How unfathomable does that mid-season jettisoning look now? Trepidation was creeping into many a fan’s psyche that Van Gaal was not overly convinced by Herrera’s qualities as he continually warmed the bench. Thank goodness the manager restored him to the side- his ice veined partnership with Michael Carrick was the catalyst for an upturn in form and played a huge part in United reaching the Champions League. With the likelihood that United will target another top class midfielder, it is nothing short of exciting to see Herrera in action next season and build on the progress he has made this campaign.

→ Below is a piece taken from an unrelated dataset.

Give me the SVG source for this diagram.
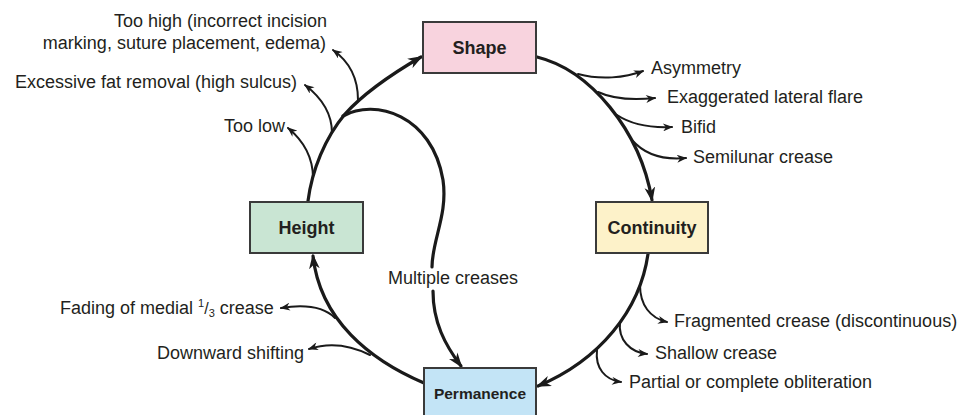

Radamel Falcao and Robin Van Persie looked pale imitations of their former glories and their futures at United appear remote to say the least. That is a nigh-on inevitability with the former, who left the stage in a whimper, and the Dutchman cannot be bulletproof from a potential exit. That would represent a recuperation of nearly half a million pounds a wage in wages for players who are unavoidably on the decline. Van Gaal will surely be targeting a renowned striker to spearhead a title push next season.

Only one game remains now until all the transfer fun and games begin. We will be playing a lead role in the relegation dogfight as we head for Hull at the weekend, which is somewhat unfortunate. With Champions League football assured, it would have been nice to blood some of the youngsters who would benefit from the experience of first-team football. The likes of Wilson, Januzaj, Pereira, McNair and Blackett will all likely have to play peripheral roles, if any, out of respect to Sunderland and Newcastle and uphold the integrity of the league.

You could easily argue, what respect do Sunderland deserve after the Poznan-ing in 2012, but it is important to remain professional and end our season on a high. It is always vital to end the season in style to go on holiday with a spring in our step and breed confidence for the upcoming campaign.

Overall, as Louis Van Gaal relaxes in his Vale do Lobo residence, he will look back on 2015 as a matter of job done- the platform for bigger and greater things.